Schmidt, who with his brother Luke, formerly worked in their family’s bottling plant, took over as president of the museum in 2005, moving into a new 32,000 square foot building. The family was proud to showcase memorabilia that collectors only dreamed of owning. Now, nearly 10 years later, the building is being leased for commercial operations under the management of Schmidt’s new role, as landlord.
Schmidt, himself, made the difficult decision with his family to close the museum a few years ago. He retains a single collectible, a 1901 Coca-Cola bottle, a bottle that was among the first to roll out of his grandfather’s bottling plant. The bottle is 7 3/4 inches tall, a brown glass model with brown, raised lettering in the legendary Coca-Cola script.
His grandfather’s plant was one of the first Coca-Cola plants in the country. The plant opened in Louisville, Ky. Years later, the plant migrated 50 miles to Elizabethtown. There are 12 Coke bottling plants in Kentucky and more than a few thousand plants across the country.
The family retains a one-of-a-kind, custom-made conference room with a glass table top that displays thousands of bottle crowns in mint condition from the 1920s and 1930s. “It was never part of the collection. It’s not Coke related,” Schmidt said.
“There is only one Coke bottle cap. It’s quite unique as there does not appear to be any duplicates,” he said, adding, it was made by his grandfather’s brother.
There was no inventory of the remaining memorabilia items that were sold during the final months. “Much of it comprised of letters, photographs, etc.,” Schmidt said. “Due to the number of paper items, (including hundreds of pages of Coca-Cola newsprint ads) … it would be impossible or (take) an extraordinary amount time to inventory those items. The (Coca-Cola) company had an interest in a number of the remaining items and were successful finding a way to purchase them. I can (also) tell you a number of collectors were responsible for buying the bulk of the remaining collection.”

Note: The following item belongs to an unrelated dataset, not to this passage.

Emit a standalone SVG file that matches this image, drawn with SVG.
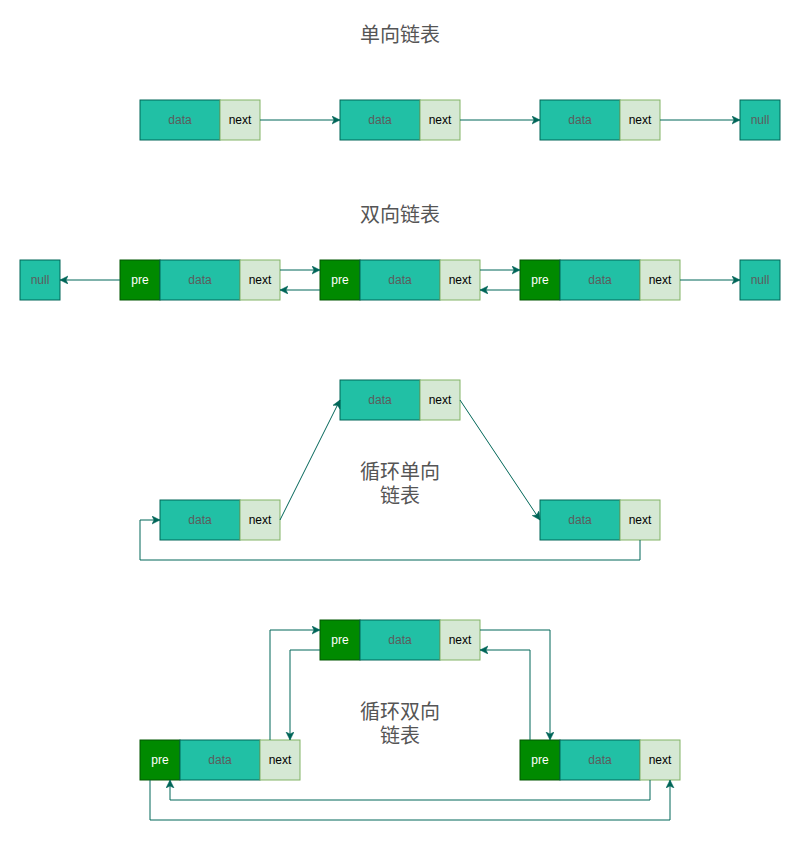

A representative of Coca-Cola declined to discuss what the company purchased, or even if they made purchases. “As a general rule, we do not discuss auctions,” said Amanda Rosseter, Senior Manager, Corporate Media Relations for the Global Public Affairs and Communications Department at the Coca-Cola Co. in Atlanta.
The Coca-Cola Co., however, bought a total of 170 collectibles from the two previous auctions with at least 20 of the rare pieces now on display at the Coca-Cola Headquarters Museum in Atlanta. Former Coca-Cola archivist Phil Mooney, who retired after 30 years as the chief guardian of the Coke archives, said at last year’s auction, “We bought everything from a beautiful 1901 poster with vivid colors to a 1950s bright yellow (toy) delivery truck complete with all the bottles and cases.”
From last year’s auction, one item that set the collectible market on fire was a high bid of $4.5 million for the marble and alabaster, 21 foot long Coca-Cola soda fountain built for the1893 Columbian Exhibition at the World’s Fair in Chicago. The fountain was designed and constructed by the Liquid Carbonic Co. seven years after the soft drink first hit the market.
Schmidt said at the auction he was hoping the sale would generate $1 million for the fountain after it had been estimated at $120,000.
And unusual Coke item that received little notice, except in the last auction, was the 9 foot tall, 5 foot wide sculpture and museum building ornament that adorned the side wall of the museum. Commissioned by the family as the museum was opening, the sculpture was a large-scale hand, gripping a Coca-Cola bottle.
The sculpture was designed and painted by the museum’s last archivist, Roy Minagawa. The popular image is now gone, sold to a bidder for $18,000.
Proceeds from the auctions and all the sales, Schmidt said, have been set aside for a family trust that has been established to help various charities. The family will accept proposals from legitimate non-profit charity seeking financial grants.